Work to do =>
Repeat the material below exactly, line for line.

Data excerpt =>
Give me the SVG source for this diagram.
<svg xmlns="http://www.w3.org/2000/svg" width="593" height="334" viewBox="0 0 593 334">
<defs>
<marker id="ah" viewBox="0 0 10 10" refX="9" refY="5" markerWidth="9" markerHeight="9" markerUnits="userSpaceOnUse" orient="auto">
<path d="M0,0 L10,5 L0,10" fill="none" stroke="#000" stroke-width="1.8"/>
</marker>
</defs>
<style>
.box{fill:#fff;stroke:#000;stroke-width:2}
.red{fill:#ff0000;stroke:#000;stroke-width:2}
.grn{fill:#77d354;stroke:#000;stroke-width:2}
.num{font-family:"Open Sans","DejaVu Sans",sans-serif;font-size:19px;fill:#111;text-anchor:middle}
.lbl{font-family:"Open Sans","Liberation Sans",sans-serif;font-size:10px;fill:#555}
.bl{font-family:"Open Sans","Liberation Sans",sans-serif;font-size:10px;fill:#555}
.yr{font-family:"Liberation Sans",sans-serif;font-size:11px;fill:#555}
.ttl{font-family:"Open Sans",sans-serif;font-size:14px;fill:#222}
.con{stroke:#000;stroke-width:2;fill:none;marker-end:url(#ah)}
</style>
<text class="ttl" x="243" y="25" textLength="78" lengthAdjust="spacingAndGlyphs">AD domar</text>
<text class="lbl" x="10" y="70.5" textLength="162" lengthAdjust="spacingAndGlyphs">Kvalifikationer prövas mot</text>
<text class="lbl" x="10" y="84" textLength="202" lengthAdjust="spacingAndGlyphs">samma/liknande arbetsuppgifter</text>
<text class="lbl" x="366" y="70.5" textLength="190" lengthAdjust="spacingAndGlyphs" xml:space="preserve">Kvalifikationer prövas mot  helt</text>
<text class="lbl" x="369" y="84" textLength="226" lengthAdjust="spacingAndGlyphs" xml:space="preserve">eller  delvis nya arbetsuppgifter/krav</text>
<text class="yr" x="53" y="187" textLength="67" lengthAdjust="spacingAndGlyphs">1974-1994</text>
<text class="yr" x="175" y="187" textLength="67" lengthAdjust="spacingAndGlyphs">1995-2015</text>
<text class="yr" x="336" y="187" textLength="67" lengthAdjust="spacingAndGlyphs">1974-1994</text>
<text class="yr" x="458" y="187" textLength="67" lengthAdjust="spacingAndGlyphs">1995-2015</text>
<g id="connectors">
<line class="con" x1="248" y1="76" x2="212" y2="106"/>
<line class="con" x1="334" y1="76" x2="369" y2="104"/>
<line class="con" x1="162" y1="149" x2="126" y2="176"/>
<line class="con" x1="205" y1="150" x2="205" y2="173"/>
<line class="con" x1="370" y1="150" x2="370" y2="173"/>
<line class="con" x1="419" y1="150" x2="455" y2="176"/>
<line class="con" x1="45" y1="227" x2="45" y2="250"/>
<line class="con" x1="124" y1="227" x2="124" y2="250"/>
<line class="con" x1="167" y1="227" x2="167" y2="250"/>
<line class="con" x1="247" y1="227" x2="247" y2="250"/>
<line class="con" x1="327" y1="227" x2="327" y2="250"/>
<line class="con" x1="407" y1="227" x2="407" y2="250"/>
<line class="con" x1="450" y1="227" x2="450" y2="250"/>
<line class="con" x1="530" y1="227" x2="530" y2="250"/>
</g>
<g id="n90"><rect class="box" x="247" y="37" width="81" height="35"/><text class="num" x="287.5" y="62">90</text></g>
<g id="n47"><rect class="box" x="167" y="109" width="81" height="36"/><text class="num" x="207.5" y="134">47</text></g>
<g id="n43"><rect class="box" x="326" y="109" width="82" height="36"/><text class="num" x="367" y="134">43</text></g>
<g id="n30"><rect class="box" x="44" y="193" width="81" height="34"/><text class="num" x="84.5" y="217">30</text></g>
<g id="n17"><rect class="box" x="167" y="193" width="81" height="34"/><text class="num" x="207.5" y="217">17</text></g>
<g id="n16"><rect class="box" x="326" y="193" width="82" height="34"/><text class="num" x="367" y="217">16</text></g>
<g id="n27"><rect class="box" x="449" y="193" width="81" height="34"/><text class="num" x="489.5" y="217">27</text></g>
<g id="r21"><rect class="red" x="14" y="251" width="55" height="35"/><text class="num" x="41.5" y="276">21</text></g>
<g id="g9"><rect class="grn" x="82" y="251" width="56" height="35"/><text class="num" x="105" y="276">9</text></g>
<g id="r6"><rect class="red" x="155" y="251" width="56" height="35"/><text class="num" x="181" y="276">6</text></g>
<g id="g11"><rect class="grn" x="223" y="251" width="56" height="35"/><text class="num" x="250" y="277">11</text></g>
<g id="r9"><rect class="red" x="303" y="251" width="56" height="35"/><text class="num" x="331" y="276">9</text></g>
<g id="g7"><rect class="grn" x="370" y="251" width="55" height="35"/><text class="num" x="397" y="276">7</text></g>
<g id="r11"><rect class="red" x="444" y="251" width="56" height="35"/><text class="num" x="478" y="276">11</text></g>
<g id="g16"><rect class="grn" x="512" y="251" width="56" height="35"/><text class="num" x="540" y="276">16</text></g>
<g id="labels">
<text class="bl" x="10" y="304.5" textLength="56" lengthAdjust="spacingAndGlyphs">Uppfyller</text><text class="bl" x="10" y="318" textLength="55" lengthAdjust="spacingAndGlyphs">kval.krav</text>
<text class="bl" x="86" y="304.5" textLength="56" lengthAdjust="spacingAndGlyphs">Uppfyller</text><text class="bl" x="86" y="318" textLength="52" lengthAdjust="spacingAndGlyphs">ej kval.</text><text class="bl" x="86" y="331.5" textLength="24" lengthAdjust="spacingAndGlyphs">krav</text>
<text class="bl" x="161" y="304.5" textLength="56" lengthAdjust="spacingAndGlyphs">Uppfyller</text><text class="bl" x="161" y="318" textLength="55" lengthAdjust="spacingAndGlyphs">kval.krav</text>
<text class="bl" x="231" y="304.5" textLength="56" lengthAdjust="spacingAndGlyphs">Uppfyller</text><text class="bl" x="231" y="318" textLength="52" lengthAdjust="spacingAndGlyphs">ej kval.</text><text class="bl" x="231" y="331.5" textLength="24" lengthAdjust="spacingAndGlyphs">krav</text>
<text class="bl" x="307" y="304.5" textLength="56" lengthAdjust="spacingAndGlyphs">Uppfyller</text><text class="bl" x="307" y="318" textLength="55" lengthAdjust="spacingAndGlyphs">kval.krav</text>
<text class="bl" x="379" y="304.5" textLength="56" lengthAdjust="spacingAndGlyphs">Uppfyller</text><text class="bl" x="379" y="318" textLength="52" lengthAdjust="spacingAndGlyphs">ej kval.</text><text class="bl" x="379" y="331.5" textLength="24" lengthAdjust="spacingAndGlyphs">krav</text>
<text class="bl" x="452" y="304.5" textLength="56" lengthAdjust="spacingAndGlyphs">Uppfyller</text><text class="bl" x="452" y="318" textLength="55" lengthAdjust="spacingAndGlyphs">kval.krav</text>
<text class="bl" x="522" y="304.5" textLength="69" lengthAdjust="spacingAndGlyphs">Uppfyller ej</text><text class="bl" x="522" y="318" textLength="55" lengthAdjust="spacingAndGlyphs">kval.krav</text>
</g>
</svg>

Exercise output =>
Give me the SVG source for this diagram.
<svg xmlns="http://www.w3.org/2000/svg" width="593" height="334" viewBox="0 0 593 334">
<defs>
<marker id="ah" viewBox="0 0 10 10" refX="9" refY="5" markerWidth="9" markerHeight="9" markerUnits="userSpaceOnUse" orient="auto">
<path d="M0,0 L10,5 L0,10" fill="none" stroke="#000" stroke-width="1.8"/>
</marker>
</defs>
<style>
.box{fill:#fff;stroke:#000;stroke-width:2}
.red{fill:#ff0000;stroke:#000;stroke-width:2}
.grn{fill:#77d354;stroke:#000;stroke-width:2}
.num{font-family:"Open Sans","DejaVu Sans",sans-serif;font-size:19px;fill:#111;text-anchor:middle}
.lbl{font-family:"Open Sans","Liberation Sans",sans-serif;font-size:10px;fill:#555}
.bl{font-family:"Open Sans","Liberation Sans",sans-serif;font-size:10px;fill:#555}
.yr{font-family:"Liberation Sans",sans-serif;font-size:11px;fill:#555}
.ttl{font-family:"Open Sans",sans-serif;font-size:14px;fill:#222}
.con{stroke:#000;stroke-width:2;fill:none;marker-end:url(#ah)}
</style>
<text class="ttl" x="243" y="25" textLength="78" lengthAdjust="spacingAndGlyphs">AD domar</text>
<text class="lbl" x="10" y="70.5" textLength="162" lengthAdjust="spacingAndGlyphs">Kvalifikationer prövas mot</text>
<text class="lbl" x="10" y="84" textLength="202" lengthAdjust="spacingAndGlyphs">samma/liknande arbetsuppgifter</text>
<text class="lbl" x="366" y="70.5" textLength="190" lengthAdjust="spacingAndGlyphs" xml:space="preserve">Kvalifikationer prövas mot  helt</text>
<text class="lbl" x="369" y="84" textLength="226" lengthAdjust="spacingAndGlyphs" xml:space="preserve">eller  delvis nya arbetsuppgifter/krav</text>
<text class="yr" x="53" y="187" textLength="67" lengthAdjust="spacingAndGlyphs">1974-1994</text>
<text class="yr" x="175" y="187" textLength="67" lengthAdjust="spacingAndGlyphs">1995-2015</text>
<text class="yr" x="336" y="187" textLength="67" lengthAdjust="spacingAndGlyphs">1974-1994</text>
<text class="yr" x="458" y="187" textLength="67" lengthAdjust="spacingAndGlyphs">1995-2015</text>
<g id="connectors">
<line class="con" x1="248" y1="76" x2="212" y2="106"/>
<line class="con" x1="334" y1="76" x2="369" y2="104"/>
<line class="con" x1="162" y1="149" x2="126" y2="176"/>
<line class="con" x1="205" y1="150" x2="205" y2="173"/>
<line class="con" x1="370" y1="150" x2="370" y2="173"/>
<line class="con" x1="419" y1="150" x2="455" y2="176"/>
<line class="con" x1="45" y1="227" x2="45" y2="250"/>
<line class="con" x1="124" y1="227" x2="124" y2="250"/>
<line class="con" x1="167" y1="227" x2="167" y2="250"/>
<line class="con" x1="247" y1="227" x2="247" y2="250"/>
<line class="con" x1="327" y1="227" x2="327" y2="250"/>
<line class="con" x1="407" y1="227" x2="407" y2="250"/>
<line class="con" x1="450" y1="227" x2="450" y2="250"/>
<line class="con" x1="530" y1="227" x2="530" y2="250"/>
</g>
<g id="n90"><rect class="box" x="247" y="37" width="81" height="35"/><text class="num" x="287.5" y="62">90</text></g>
<g id="n47"><rect class="box" x="167" y="109" width="81" height="36"/><text class="num" x="207.5" y="134">47</text></g>
<g id="n43"><rect class="box" x="326" y="109" width="82" height="36"/><text class="num" x="367" y="134">43</text></g>
<g id="n30"><rect class="box" x="44" y="193" width="81" height="34"/><text class="num" x="84.5" y="217">30</text></g>
<g id="n17"><rect class="box" x="167" y="193" width="81" height="34"/><text class="num" x="207.5" y="217">17</text></g>
<g id="n16"><rect class="box" x="326" y="193" width="82" height="34"/><text class="num" x="367" y="217">16</text></g>
<g id="n27"><rect class="box" x="449" y="193" width="81" height="34"/><text class="num" x="489.5" y="217">27</text></g>
<g id="r21"><rect class="red" x="14" y="251" width="55" height="35"/><text class="num" x="41.5" y="276">21</text></g>
<g id="g9"><rect class="grn" x="82" y="251" width="56" height="35"/><text class="num" x="105" y="276">9</text></g>
<g id="r6"><rect class="red" x="155" y="251" width="56" height="35"/><text class="num" x="181" y="276">6</text></g>
<g id="g11"><rect class="grn" x="223" y="251" width="56" height="35"/><text class="num" x="250" y="277">11</text></g>
<g id="r9"><rect class="red" x="303" y="251" width="56" height="35"/><text class="num" x="331" y="276">9</text></g>
<g id="g7"><rect class="grn" x="370" y="251" width="55" height="35"/><text class="num" x="397" y="276">7</text></g>
<g id="r11"><rect class="red" x="444" y="251" width="56" height="35"/><text class="num" x="478" y="276">11</text></g>
<g id="g16"><rect class="grn" x="512" y="251" width="56" height="35"/><text class="num" x="540" y="276">16</text></g>
<g id="labels">
<text class="bl" x="10" y="304.5" textLength="56" lengthAdjust="spacingAndGlyphs">Uppfyller</text><text class="bl" x="10" y="318" textLength="55" lengthAdjust="spacingAndGlyphs">kval.krav</text>
<text class="bl" x="86" y="304.5" textLength="56" lengthAdjust="spacingAndGlyphs">Uppfyller</text><text class="bl" x="86" y="318" textLength="52" lengthAdjust="spacingAndGlyphs">ej kval.</text><text class="bl" x="86" y="331.5" textLength="24" lengthAdjust="spacingAndGlyphs">krav</text>
<text class="bl" x="161" y="304.5" textLength="56" lengthAdjust="spacingAndGlyphs">Uppfyller</text><text class="bl" x="161" y="318" textLength="55" lengthAdjust="spacingAndGlyphs">kval.krav</text>
<text class="bl" x="231" y="304.5" textLength="56" lengthAdjust="spacingAndGlyphs">Uppfyller</text><text class="bl" x="231" y="318" textLength="52" lengthAdjust="spacingAndGlyphs">ej kval.</text><text class="bl" x="231" y="331.5" textLength="24" lengthAdjust="spacingAndGlyphs">krav</text>
<text class="bl" x="307" y="304.5" textLength="56" lengthAdjust="spacingAndGlyphs">Uppfyller</text><text class="bl" x="307" y="318" textLength="55" lengthAdjust="spacingAndGlyphs">kval.krav</text>
<text class="bl" x="379" y="304.5" textLength="56" lengthAdjust="spacingAndGlyphs">Uppfyller</text><text class="bl" x="379" y="318" textLength="52" lengthAdjust="spacingAndGlyphs">ej kval.</text><text class="bl" x="379" y="331.5" textLength="24" lengthAdjust="spacingAndGlyphs">krav</text>
<text class="bl" x="452" y="304.5" textLength="56" lengthAdjust="spacingAndGlyphs">Uppfyller</text><text class="bl" x="452" y="318" textLength="55" lengthAdjust="spacingAndGlyphs">kval.krav</text>
<text class="bl" x="522" y="304.5" textLength="69" lengthAdjust="spacingAndGlyphs">Uppfyller ej</text><text class="bl" x="522" y="318" textLength="55" lengthAdjust="spacingAndGlyphs">kval.krav</text>
</g>
</svg>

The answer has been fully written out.